Compensation is one of the clearest signals leaders send about what the business truly values. When pay decisions are made case by case under pressure, people do not experience fairness; they experience randomness.
The result is not only budget drift. It is trust erosion, inconsistent performance signals, and avoidable turnover among the people you most want to keep.
Why reactive compensation creates hidden debt
Reactive compensation often feels practical in the moment: match an offer, close a retention risk, move on. But each exception adds hidden debt that compounds over time.
The squeaky-wheel tax
In reactive systems, confidence in negotiation can matter more than contribution. That quietly rewards escalation over impact and creates pay gaps that are hard to explain later.
The invisible trust cliff
People do not need full salary transparency to sense inconsistency. They compare growth, scope, and outcomes with peers. When those signals do not align with pay, trust declines before leaders see it in engagement data.
Start with a compensation philosophy
A compensation philosophy is your operating agreement for pay decisions. It defines what you reward, how you evaluate value, and how leaders are expected to make trade-offs.
Define the non-negotiables
Document the principles first: internal fairness, external competitiveness, and explicit alignment to role impact. Clear principles reduce ad hoc decision-making and accelerate approvals.

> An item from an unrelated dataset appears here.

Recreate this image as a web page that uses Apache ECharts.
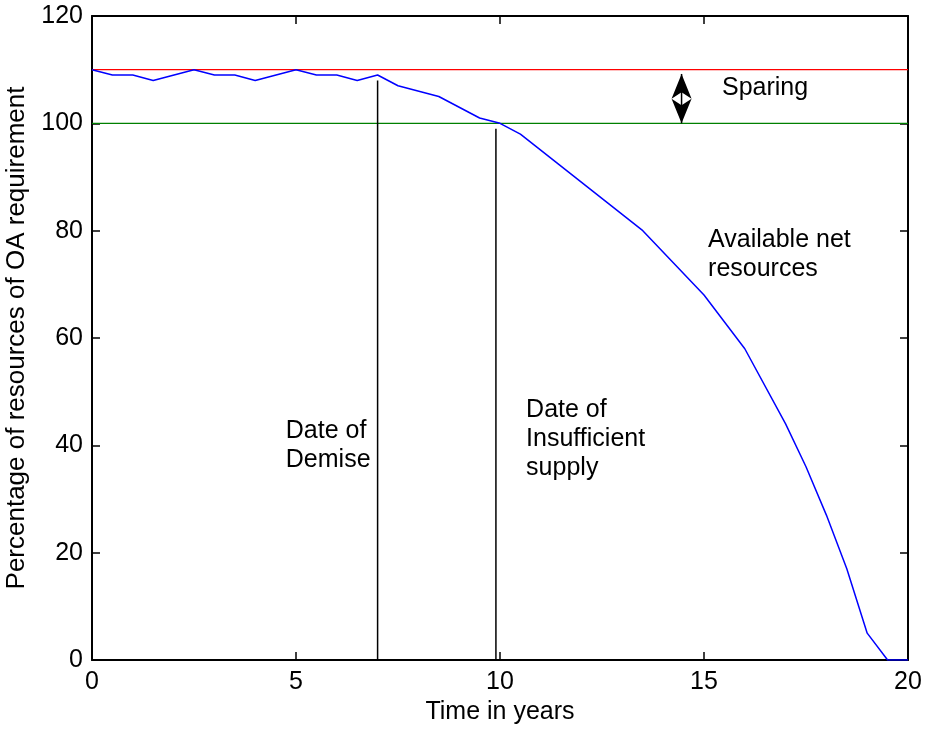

Create a decision forum that scales
Compensation should not live in disconnected manager spreadsheets. Establish a cross-functional review cadence with HR, finance, and business leadership so decisions are consistent and auditable.
Build a scaled compensation architecture
Once the philosophy is clear, you need infrastructure that translates principles into repeatable decisions.
Connect pay data to performance and market context
Compensation data is incomplete without performance outcomes, tenure, role complexity, and market benchmarks. Bring those signals together so leaders can see both fairness and business impact.
Use revenue per employee as a health signal
If pay costs rise while value creation stalls, the issue may not be pay levels. It may be role clarity, manager effectiveness, or weak capability deployment. A strategic system makes those patterns visible.
Balance short-term and long-term incentives
High-performing teams need immediate motivation and future-oriented commitment. Overweighting one at the expense of the other weakens retention or execution.
Reward outcomes without encouraging short-term gaming
Short-term incentives should reinforce measurable outcomes, team collaboration, and quality of execution, not just volume-based targets that can distort behavior.
Give high performers a reason to stay
Long-term incentives, whether equity, profit-sharing, or structured progression frameworks, signal that sustained contribution is recognized over time, not only in one review cycle.
Make transparency operational
Transparency is not a one-time announcement. It is a consistent management behavior.
Start during hiring
Share your pay philosophy and compensation framework with candidates early. This sets expectations, improves quality of acceptance decisions, and reduces future misunderstandings.
Explain the framework internally
Managers should be able to explain pay bands, progression criteria, and decision timing in plain language. Clarity lowers rumor velocity and increases confidence in leadership intent.
Turn compensation into strategic advantage
Strategic compensation systems are not built in one quarter, but they can be stabilized quickly with disciplined execution.
A 90-day implementation sequence
In the first 30 days, codify principles and define governance. In the next 30, map current decisions against your framework and identify inconsistency hotspots. In the final 30, communicate changes, train managers, and launch the operating cadence.
Compensation strategy is not a finance-only exercise. It is a leadership system that shapes performance, trust, and retention at scale.